Hi all, sorry for the delay in getting this posted! Here are a few reflections from yesterday and today. The first is from Rebekah:
MC: Power tools are not my friend. Travis: You have to make them your friend.
Sometimes you have to tear down what you built up. If you approach it in the right way, you have the opportunity to do it better the next time around. This, the conclusion we came to when Travis and MC took on the closet job. Armed with hammer and power saw Travis proclaimed, "Alright, I'm going in." Now built to CA earthquake standards, that closet is no doubt the safest place in the house.
M.C has become quite handy with a cordless impact driver and even steady with a reciprocating saw. See the pictures of what happens when a previous group frames a closet with too narrow an opening and we then drywall it not knowing that the homeowner needed it double the width.
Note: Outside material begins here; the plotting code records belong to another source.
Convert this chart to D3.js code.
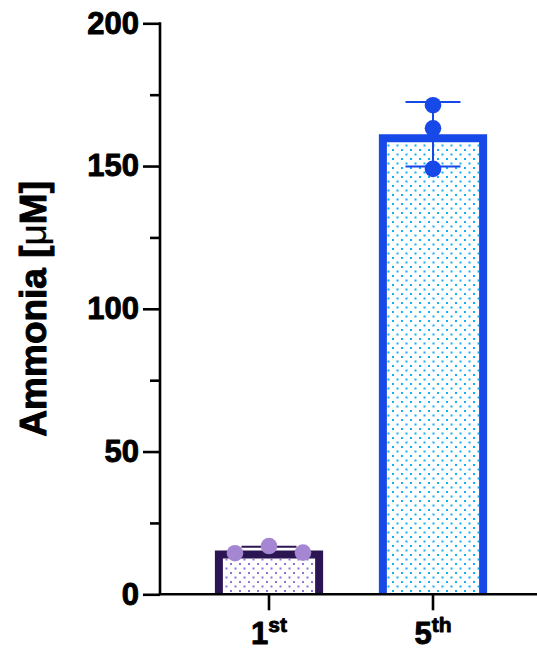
<!DOCTYPE html>
<html>
<head>
<meta charset="utf-8">
<script src="https://cdn.jsdelivr.net/npm/d3@7"></script>
<style>
  html, body { margin: 0; padding: 0; background: #fff; }
  svg { display: block; }
  text { font-family: "Liberation Sans", Arial, sans-serif; font-weight: bold; }
</style>
</head>
<body>
<svg id="chart" width="537" height="652"></svg>
<script>
// Passage groups and their replicate ammonia measurements (µM)
const categories = ["1st", "5th"];
const tickBase = ["1", "5"];
const tickSup = ["st", "th"];
const replicates = [
  [14.4, 16.9, 14.6],
  [171.3, 163.2, 149.0]
];
const yMajorTicks = [0, 50, 100, 150, 200];
const yMinorTicks = [25, 75, 125, 175];
const yTitle = "Ammonia [";
const yUnitPrefix = "\u03bc";
const yTitleEnd = "M]";

// Per-group styling
const strokeColors = ["#2b1653", "#1748e8"];
const dotColors = ["#a586d2", "#1748e8"];
const patternColors = ["#9472d4", "#12b0f4"];

const W = 537, H = 652;
const svg = d3.select("#chart");

const y = d3.scaleLinear().domain([0, 200]).range([594.3, 23.3]);
const x = d3.scaleBand().domain(categories).range([187, 515])
  .paddingInner(0.34).paddingOuter(0.17);
const axisX = 160;

const mean = a => d3.mean(a);
const sd = a => d3.deviation(a);

// Heavier text rendering
const heavy = (sel, w) => sel.attr("stroke", "#000").attr("stroke-width", w)
  .attr("stroke-linejoin", "round").attr("paint-order", "stroke");

// Dotted fill patterns
const defs = svg.append("defs");
categories.forEach((c, i) => {
  const p = defs.append("pattern")
    .attr("id", "pat" + i)
    .attr("patternUnits", "userSpaceOnUse")
    .attr("width", 9).attr("height", 9);
  p.append("rect").attr("width", 9).attr("height", 9).attr("fill", "#fff");
  p.append("rect").attr("x", 0.5).attr("y", 0.5).attr("width", 2).attr("height", 2).attr("fill", patternColors[i]);
  p.append("rect").attr("x", 5).attr("y", 5).attr("width", 2).attr("height", 2).attr("fill", patternColors[i]);
});

// Bars: outer edge sits on the mean, border drawn inward
const sw = 8;
const bars = svg.append("g");
categories.forEach((c, i) => {
  const m = mean(replicates[i]);
  const x0 = x(c), bw = x.bandwidth();
  const yt = y(m), yb = y(0);
  bars.append("rect")
    .attr("x", x0 + sw).attr("y", yt + sw)
    .attr("width", bw - 2 * sw).attr("height", yb - yt - sw)
    .attr("fill", `url(#pat${i})`);
  bars.append("path")
    .attr("d", `M${x0 + sw / 2},${yb} V${yt + sw / 2} H${x0 + bw - sw / 2} V${yb}`)
    .attr("fill", "none")
    .attr("stroke", strokeColors[i])
    .attr("stroke-width", sw)
    .attr("stroke-linejoin", "miter");
});

// Error bars (mean ± SD)
const capW = 55;
const errs = svg.append("g");
categories.forEach((c, i) => {
  const m = mean(replicates[i]), s = sd(replicates[i]);
  const cx = x(c) + x.bandwidth() / 2;
  const col = strokeColors[i];
  errs.append("line").attr("x1", cx).attr("x2", cx)
    .attr("y1", y(m - s)).attr("y2", y(m + s))
    .attr("stroke", col).attr("stroke-width", 2);
  [m - s, m + s].forEach(v => {
    errs.append("line").attr("x1", cx - capW / 2).attr("x2", cx + capW / 2)
      .attr("y1", y(v)).attr("y2", y(v))
      .attr("stroke", col).attr("stroke-width", 2);
  });
});

// Replicate points, spread sideways where they would overlap
const r = 8.3, spread = 34;
const dots = svg.append("g");
categories.forEach((c, i) => {
  const cx = x(c) + x.bandwidth() / 2;
  const vals = replicates[i];
  const order = d3.range(vals.length).sort((a, b) => vals[b] - vals[a]);
  const placed = [];
  order.forEach(k => {
    const py = y(vals[k]);
    const tries = [0, spread, -spread, 2 * spread, -2 * spread];
    let off = 0;
    for (const t of tries) {
      if (!placed.some(p => Math.abs(p.dx - t) < 2 * r && Math.abs(p.py - py) < 2 * r)) { off = t; break; }
    }
    placed.push({ dx: off, py });
    dots.append("circle").attr("cx", cx + off).attr("cy", py).attr("r", r)
      .attr("fill", dotColors[i]);
  });
});

// Y axis
const yAxis = svg.append("g").attr("transform", `translate(${axisX},0)`)
  .call(d3.axisLeft(y).tickValues(yMajorTicks).tickSize(17).tickSizeOuter(0).tickPadding(4));
yAxis.select(".domain").attr("stroke-width", 2.6).attr("d", `M0,${y(200) - 1}V${y(0)}`);
yAxis.selectAll(".tick line").attr("stroke-width", 2.6);
yAxis.selectAll(".tick text").attr("font-size", 31).attr("fill", "#000")
  .attr("font-family", "'Liberation Sans', Arial, sans-serif").attr("font-weight", "bold")
  .call(heavy, 0.9);

const yMinor = svg.append("g").attr("transform", `translate(${axisX},0)`)
  .call(d3.axisLeft(y).tickValues(yMinorTicks).tickSize(10).tickSizeOuter(0).tickFormat(""));
yMinor.select(".domain").remove();
yMinor.selectAll(".tick line").attr("stroke-width", 2.6);

// X axis
svg.append("line").attr("x1", axisX - 1.3).attr("x2", W).attr("y1", y(0)).attr("y2", y(0))
  .attr("stroke", "#000").attr("stroke-width", 2.6);
const xt = svg.append("g");
categories.forEach((c, i) => {
  const cx = x(c) + x.bandwidth() / 2;
  xt.append("line").attr("x1", cx).attr("x2", cx).attr("y1", y(0)).attr("y2", y(0) + 16)
    .attr("stroke", "#000").attr("stroke-width", 2.6);
  const t = xt.append("text").attr("x", cx).attr("y", 644)
    .attr("text-anchor", "middle").attr("font-size", 31).attr("fill", "#000")
    .call(heavy, 0.9);
  t.append("tspan").text(tickBase[i]);
  t.append("tspan").attr("font-size", 21).attr("dy", -12).text(tickSup[i]);
});

// Y axis title
const yt = svg.append("text")
  .attr("transform", `translate(46,${(y(0) + y(200)) / 2}) rotate(-90)`)
  .attr("text-anchor", "middle").attr("font-size", 37).attr("fill", "#000")
  .call(heavy, 1);
yt.append("tspan").text(yTitle);
yt.append("tspan").attr("font-weight", "normal").attr("stroke-width", 0.3).text(yUnitPrefix);
yt.append("tspan").text(yTitleEnd);
</script>
</body>
</html>
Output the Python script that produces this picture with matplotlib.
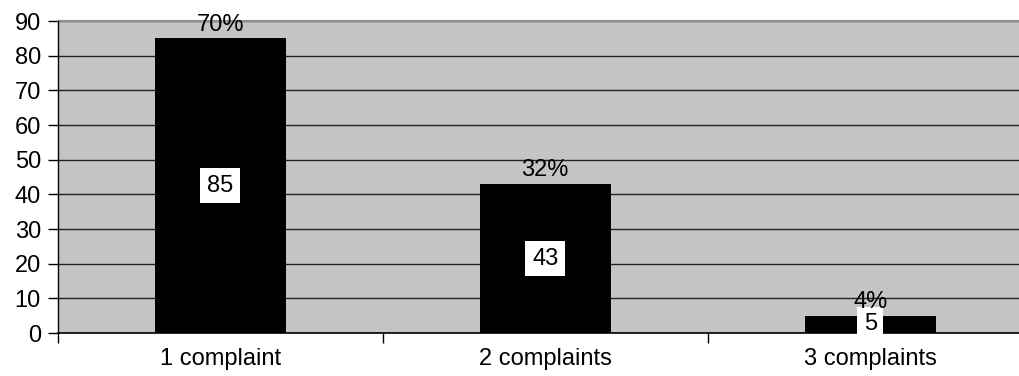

A thought from Travis: over the last ten years it has been a remarkable experience to venture to New Orleans to be a part of the rebuilding process. From my first trips a year after Katrina gutting houses to the last five years rebuilding; what a joy it has been to watch the city recover and to be a part of the process. With this joy has come also come immense frustration. New Orleans, particularly the Lower Ninth Ward is one of the most impoverished coties in the country. While working in the Lower Ninth this year, I have observed how devastated the area still is. I have spent time listening talking, but mostly listening, to the neighbors and the homeowner we were working for. The streets are terribly paved with potholes large enough to swallow a small car, there are still homes that have been condemned lining the streets, there are still thousands of vacant lots with a whole line of people longing to return home, there still remains a tremendous amount of work to be done. This August marks the ten year anniversary. Crews are frantically working to repair the streets, homes that have been condemned are finally being bulldozed, the city is still a mess. Crime is rampant, unemployment is high, there are no real grocery stores, just a few convenience stores and a plethora of liquor stores. In August, it is the Mayor of New Orleans intent to display that New Orleans is recovered and to encourage businesses to return. The hard and frustrating truth is that the city is not recovered. In talking with the paving crew after befriending them in sharing some of our cold water, one gentlemen remarked at how all of the work they are doing is to make the city looks better for the media that is coming. There is a supposed plan in place of where the media will be taken and where they will not, so that an image of a city recovered will be displayed. This though, is not reality. It is heartbreaking to see neighborhoods still living in squalor, communities neglected, families still scattered about the country and so many longing to come home.
I often get asked why I return to New Orleans and why I think it is such a worthwhile Mission trip for our church. The simple answer, because the people down here matter and they have been forgotten about. The government support is long gone, the funding is drying up, and the city is being rebuilt solely by volunteers. I hope you will consider coming down to New Orleans to be a part of the rebuilding effort. It's not just about rebuilding a home, it's about rebuilding hope, hope for a family in need and hope for the entire community.
To all who have traveled to New Orleans to help rebuild, from the greatest depths of my heart, I thank you.
Let us continue to not only love one another with our words, but our actions.